9. Что касается очень вульгарных поступков, которые были совершены, и глупых слов, которые были сказаны, людьми, чьи имена я не буду называть, злобы некоторых других, сетований тех, что обнаружили сегодня, только сегодня, что они мне родня, или якобы мои благодетели, или будто бы мои наставники, ни больше ни меньше, им, в моем теперешнем состоянии, когда я лечусь сырыми яйцами, всем тем, кто недоволен, или неудовлетворен, или просто кривит душой, я скажу, что мне нечего им сказать. Пусть каждый обратится к своей совести и там найдет ответы. Таким образом, утверждая, что мне нечего сказать, я полагаю, что некоторые из вас захотят задать мне другие вопросы, и среди них будет наверняка касающийся моих матери и сестры, которая на пять лет старше меня, поскольку родилась 4 июня 1918 г., хотя определенная пресса, всегда хорошо информированная, пишет, что она младшая. Это больно, и не должно быть позволено стирать свое грязное белье на публике, и я не знаю, почему пресса так это любит и поднимает вопросы исключительно личного характера, а я, следовательно, должна противостоять всему этому и бессмысленным сплетням. Пусть моя мать обратится к главе нашей семьи, который много лет живет в Америке. У него есть возможность, право и обязанность вмешаться и решить дело по уму и справедливости. Пусть моя сестра сделает то же самое.
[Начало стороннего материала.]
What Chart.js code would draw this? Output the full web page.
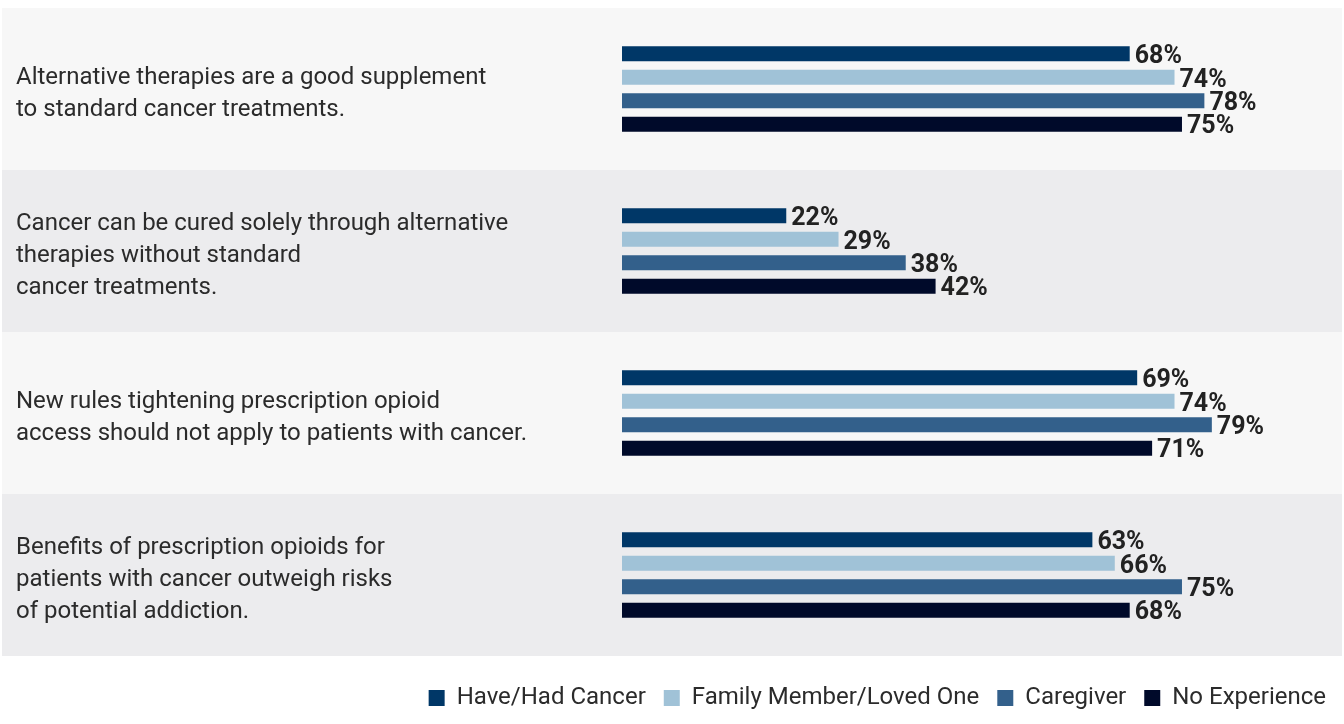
<!DOCTYPE html>
<html>
<head>
<meta charset="utf-8">
<script src="https://cdn.jsdelivr.net/npm/chart.js@4.4.1/dist/chart.umd.min.js"></script>
<style>
    body { margin: 0; background: #fff; }
</style>
</head>
<body>
<canvas id="chart" width="1344" height="724"></canvas>
<script>
let statements = [
    ["Alternative therapies are a good supplement", "to standard cancer treatments."],
    ["Cancer can be cured solely through alternative", "therapies without standard", "cancer treatments."],
    ["New rules tightening prescription opioid", "access should not apply to patients with cancer."],
    ["Benefits of prescription opioids for", "patients with cancer outweigh risks", "of potential addiction."]
];
let haveHad = [68, 22, 69, 63];
let family = [74, 29, 74, 66];
let caregiver = [78, 38, 79, 75];
let noExperience = [75, 42, 71, 68];
let groups = ["Have/Had Cancer", "Family Member/Loved One", "Caregiver", "No Experience"];
let colors = ["#003767", "#a0c2d7", "#33608b", "#000a2a"];
let bandColors = ["#f7f7f7", "#ececee"];

// row backgrounds
const bandsPlugin = {
    id: "bands",
    beforeDraw(chart) {
        let ctx = chart.ctx;
        let y = chart.scales.y;
        let half = (y.bottom - y.top) / statements.length / 2;
        ctx.save();
        statements.forEach((s, i) => {
            let c = y.getPixelForValue(i);
            ctx.fillStyle = bandColors[i % 2];
            ctx.fillRect(2, c - half, chart.width - 4, half * 2);
        });
        ctx.restore();
    }
};

// value labels at bar ends
const valuePlugin = {
    id: "values",
    afterDatasetsDraw(chart) {
        let ctx = chart.ctx;
        ctx.save();
        ctx.font = "bold 25px Roboto";
        ctx.fillStyle = "#222";
        ctx.textAlign = "left";
        ctx.textBaseline = "middle";
        chart.data.datasets.forEach((ds, d) => {
            chart.getDatasetMeta(d).data.forEach((bar, i) => {
                ctx.fillText(ds.data[i] + "%", bar.x + 5, bar.y + 3);
            });
        });
        ctx.restore();
    }
};

let series = [haveHad, family, caregiver, noExperience];

new Chart(document.getElementById("chart"), {
    type: "bar",
    data: {
        labels: statements,
        datasets: series.map((s, i) => ({
            label: groups[i],
            data: s,
            backgroundColor: colors[i],
            categoryPercentage: 0.58,
            barPercentage: 0.64
        }))
    },
    options: {
        indexAxis: "y",
        responsive: false,
        animation: false,
        layout: { padding: { left: 16, right: 0, top: 8, bottom: 4 } },
        scales: {
            x: { display: false, min: 0, max: 96.7 },
            y: {
                grid: { display: false },
                border: { display: false },
                ticks: {
                    crossAlign: "far",
                    padding: 0,
                    labelOffset: 5,
                    color: "#2b2b2b",
                    font: { family: "Roboto", size: 24, lineHeight: 1.33 }
                },
                afterFit(scale) {
                    scale.width = 606;
                    scale.paddingTop = 0;
                    scale.paddingBottom = 0;
                }
            }
        },
        plugins: {
            tooltip: { enabled: false },
            legend: {
                position: "bottom",
                align: "end",
                title: { display: true, text: "", padding: 0, font: { size: 12, lineHeight: 1 } },
                labels: {
                    boxWidth: 16,
                    boxHeight: 16,
                    padding: 18,
                    color: "#2b2b2b",
                    font: { family: "Roboto", size: 24 }
                }
            }
        }
    },
    plugins: [bandsPlugin, valuePlugin]
});
</script>
</body>
</html>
Еще один вопрос, который мне могут задать, – наверняка самый интересный из всех и который может заинтересовать наибольшее число публики, это вопрос, касающийся моей карьеры и моей подготовки к ней. Но на эту тему лучше меня скажет моя наставница, моя дражайшая и знаменитая Маэстра, которая дала мне все: госпожа Эльвира де Идальго, здесь присутствующая.
Эльвире де Идальго –
Милан, 1 сентября 1957
Дражайшая Эльвира,
вот я и здесь (в Милане), вернувшись из Эдинбурга, из этих ужасных, холодных и убогих краев, в которых я, однако, имела замечательный, несравненный успех. Видишь ли, хоть было холодно, ветрено и гадко, было еще и очень влажно, а мне нужна влага, и я пела хорошо.
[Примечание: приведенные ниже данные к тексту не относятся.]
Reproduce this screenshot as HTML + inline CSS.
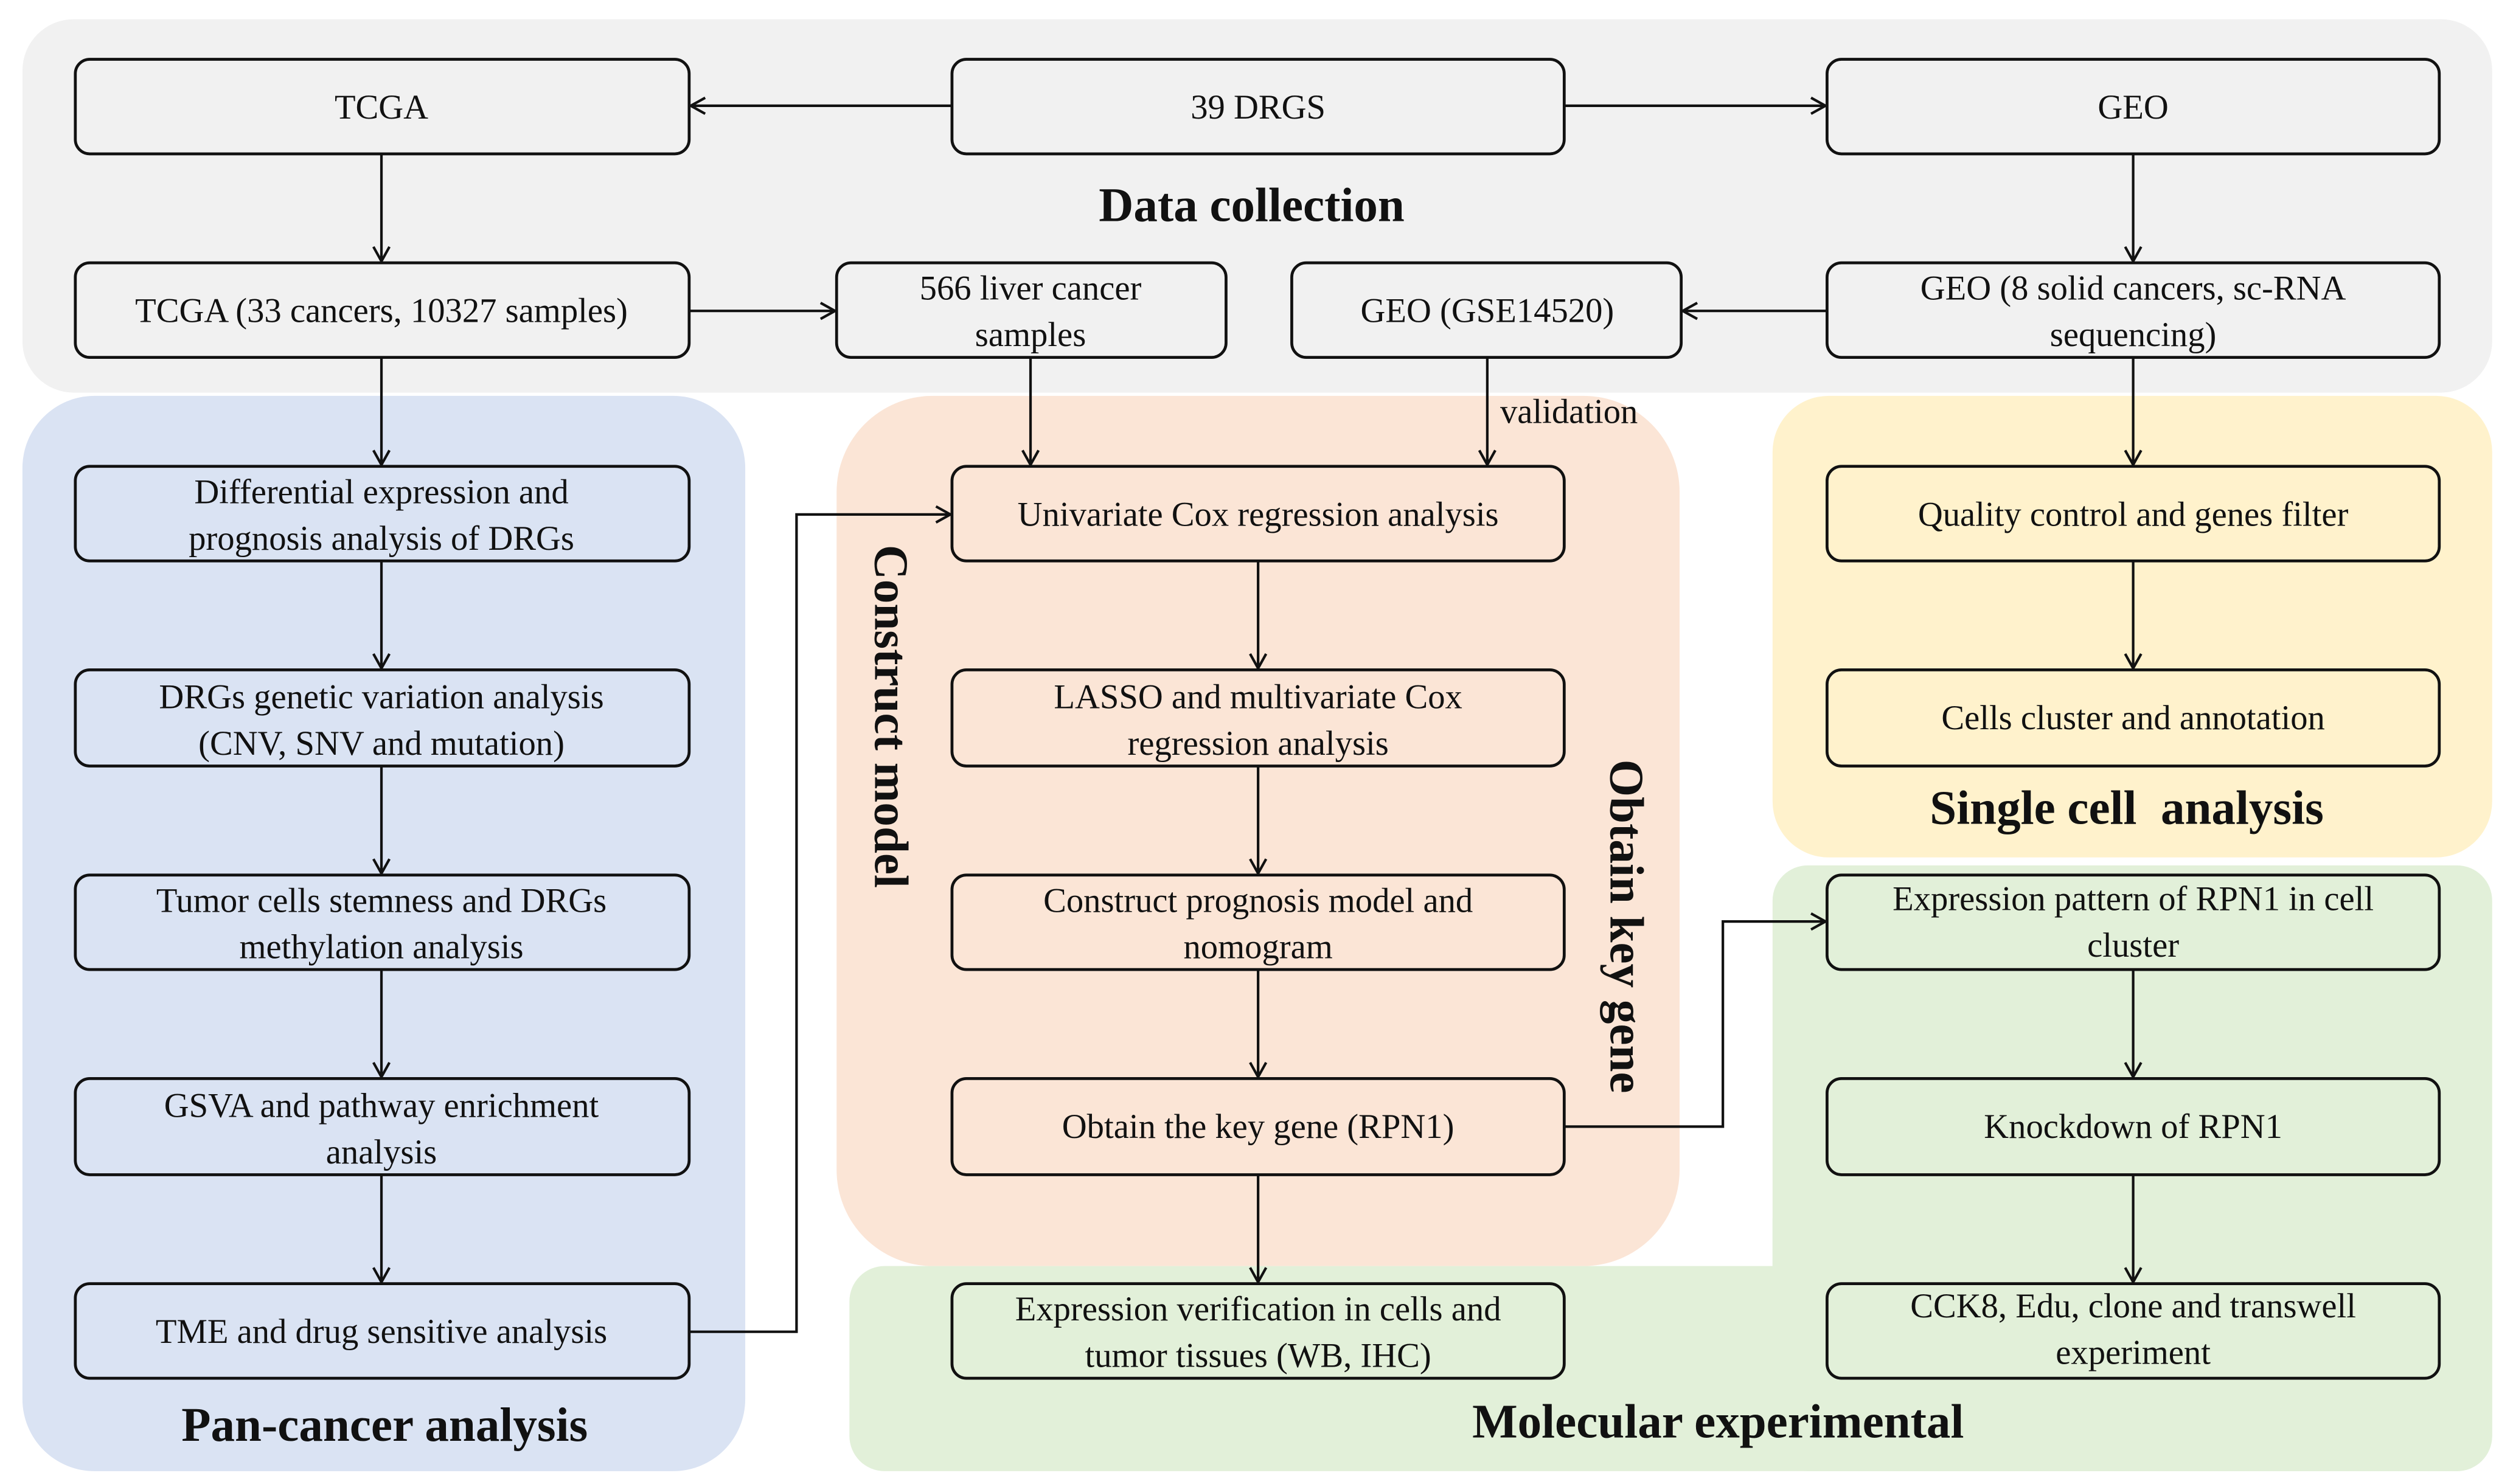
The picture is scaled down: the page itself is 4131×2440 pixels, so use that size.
<!DOCTYPE html>
<html><head><meta charset="utf-8"><style>
html,body{margin:0;padding:0;background:#fff;}
svg{display:block;}
text{font-family:"Liberation Serif","Times New Roman",Times,serif;fill:#111;}
.b{font-size:21.5px;text-anchor:middle;font-family:"Liberation Serif","Times New Roman",Times,serif;font-weight:normal;}
.t{font-size:30px;font-weight:bold;text-anchor:middle;}
</style></head><body>
<svg width="4131" height="2440" viewBox="0 0 1568 926" preserveAspectRatio="none" xmlns="http://www.w3.org/2000/svg" font-family="Liberation Serif, Times New Roman, serif">
<defs><marker id="a" markerWidth="12" markerHeight="12" refX="10" refY="6" orient="auto" markerUnits="userSpaceOnUse"><path d="M1,1 L10,6 L1,11" fill="none" stroke="#111" stroke-width="1.6"/></marker></defs>
<rect x="14" y="12" width="1541" height="233" rx="32" fill="#f1f1f1"/>
<rect x="14" y="247" width="451" height="671" rx="45" fill="#dae3f3"/>
<rect x="522" y="247" width="526" height="543" rx="60" fill="#fbe5d6"/>
<rect x="1106" y="247" width="449" height="288" rx="35" fill="#fff2cc"/>
<rect x="530" y="790" width="1025" height="128" rx="22" fill="#e2f0d9"/>
<rect x="1106" y="540" width="449" height="378" rx="22" fill="#e2f0d9"/>
<rect x="1106" y="760" width="100" height="50" fill="#e2f0d9"/>
<g fill="none" stroke="#111" stroke-width="1.8">
<rect x="47" y="37" width="383" height="59" rx="9"/>
<rect x="594" y="37" width="382" height="59" rx="9"/>
<rect x="1140" y="37" width="382" height="59" rx="9"/>
<rect x="47" y="164" width="383" height="59" rx="9"/>
<rect x="522" y="164" width="243" height="59" rx="9"/>
<rect x="806" y="164" width="243" height="59" rx="9"/>
<rect x="1140" y="164" width="382" height="59" rx="9"/>
<rect x="47" y="291" width="383" height="59" rx="9"/>
<rect x="47" y="418" width="383" height="60" rx="9"/>
<rect x="47" y="546" width="383" height="59" rx="9"/>
<rect x="47" y="673" width="383" height="60" rx="9"/>
<rect x="47" y="801" width="383" height="59" rx="9"/>
<rect x="594" y="291" width="382" height="59" rx="9"/>
<rect x="594" y="418" width="382" height="60" rx="9"/>
<rect x="594" y="546" width="382" height="59" rx="9"/>
<rect x="594" y="673" width="382" height="60" rx="9"/>
<rect x="594" y="801" width="382" height="59" rx="9"/>
<rect x="1140" y="291" width="382" height="59" rx="9"/>
<rect x="1140" y="418" width="382" height="60" rx="9"/>
<rect x="1140" y="546" width="382" height="59" rx="9"/>
<rect x="1140" y="673" width="382" height="60" rx="9"/>
<rect x="1140" y="801" width="382" height="59" rx="9"/>
</g>
<g stroke="#111" stroke-width="1.6" fill="none" marker-end="url(#a)">
<line x1="594" y1="66" x2="431" y2="66"/>
<line x1="976" y1="66" x2="1139" y2="66"/>
<line x1="238" y1="96" x2="238" y2="163"/>
<line x1="1331" y1="96" x2="1331" y2="163"/>
<line x1="430" y1="194" x2="521" y2="194"/>
<line x1="1140" y1="194" x2="1050" y2="194"/>
<line x1="238" y1="223" x2="238" y2="290"/>
<line x1="643" y1="223" x2="643" y2="290"/>
<line x1="928" y1="223" x2="928" y2="290"/>
<line x1="1331" y1="223" x2="1331" y2="290"/>
<line x1="238" y1="350" x2="238" y2="417"/>
<line x1="238" y1="478" x2="238" y2="545"/>
<line x1="238" y1="605" x2="238" y2="672"/>
<line x1="238" y1="733" x2="238" y2="800"/>
<line x1="785" y1="350" x2="785" y2="417"/>
<line x1="785" y1="478" x2="785" y2="545"/>
<line x1="785" y1="605" x2="785" y2="672"/>
<line x1="785" y1="733" x2="785" y2="800"/>
<line x1="1331" y1="350" x2="1331" y2="417"/>
<line x1="1331" y1="605" x2="1331" y2="672"/>
<line x1="1331" y1="733" x2="1331" y2="800"/>
<polyline points="430,831 497,831 497,321 593,321"/>
<polyline points="976,703 1075,703 1075,575 1139,575"/>
</g>
<text class="b" x="238" y="74">TCGA</text>
<text class="b" x="785" y="74">39 DRGS</text>
<text class="b" x="1331" y="74">GEO</text>
<text class="b" x="238" y="201">TCGA (33 cancers, 10327 samples)</text>
<text class="b" x="643" y="187">566 liver cancer</text>
<text class="b" x="643" y="216">samples</text>
<text class="b" x="928" y="201">GEO (GSE14520)</text>
<text class="b" x="1331" y="187">GEO (8 solid cancers, sc-RNA</text>
<text class="b" x="1331" y="216">sequencing)</text>
<text x="936" y="264" style="font-size:21.5px;text-anchor:start">validation</text>
<text class="b" x="238" y="314">Differential expression and</text>
<text class="b" x="238" y="343">prognosis analysis of DRGs</text>
<text class="b" x="238" y="442">DRGs genetic variation analysis</text>
<text class="b" x="238" y="471">(CNV, SNV and mutation)</text>
<text class="b" x="238" y="569">Tumor cells stemness and DRGs</text>
<text class="b" x="238" y="598">methylation analysis</text>
<text class="b" x="238" y="697">GSVA and pathway enrichment</text>
<text class="b" x="238" y="726">analysis</text>
<text class="b" x="238" y="838">TME and drug sensitive analysis</text>
<text class="b" x="785" y="328">Univariate Cox regression analysis</text>
<text class="b" x="785" y="442">LASSO and multivariate Cox</text>
<text class="b" x="785" y="471">regression analysis</text>
<text class="b" x="785" y="569">Construct prognosis model and</text>
<text class="b" x="785" y="598">nomogram</text>
<text class="b" x="785" y="710">Obtain the key gene (RPN1)</text>
<text class="b" x="785" y="824">Expression verification in cells and</text>
<text class="b" x="785" y="853">tumor tissues (WB, IHC)</text>
<text class="b" x="1331" y="328">Quality control and genes filter</text>
<text class="b" x="1331" y="455">Cells cluster and annotation</text>
<text class="b" x="1331" y="568">Expression pattern of RPN1 in cell</text>
<text class="b" x="1331" y="597">cluster</text>
<text class="b" x="1331" y="710">Knockdown of RPN1</text>
<text class="b" x="1331" y="822">CCK8, Edu, clone and transwell</text>
<text class="b" x="1331" y="851">experiment</text>
<text class="t" x="781" y="138">Data collection</text>
<text class="t" x="240" y="899">Pan-cancer analysis</text>
<text class="t" x="1072" y="897">Molecular experimental</text>
<text class="t" x="1327" y="514" xml:space="preserve">Single cell  analysis</text>
<text class="t" transform="translate(546,447) rotate(90)">Construct model</text>
<text class="t" transform="translate(1005,578) rotate(90)">Obtain key gene</text>
</svg>
</body></html>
Теперь я здесь (в Милане) записываю «Медею» с Ла Скала и фирмой «Рикорди»[154]
. Потом еду в Венецию, где Эльза Максвелл[155] устраивает праздник в мою честь, которым я не могу манкировать. Кстати, мне придется отказаться от Сан-Франциско[156], потому что, боюсь, я не переживу эту зиму, если поеду. Врачи уже несколько месяцев назад, еще до Греции, прописали мне отдых, в том числе и для нервов.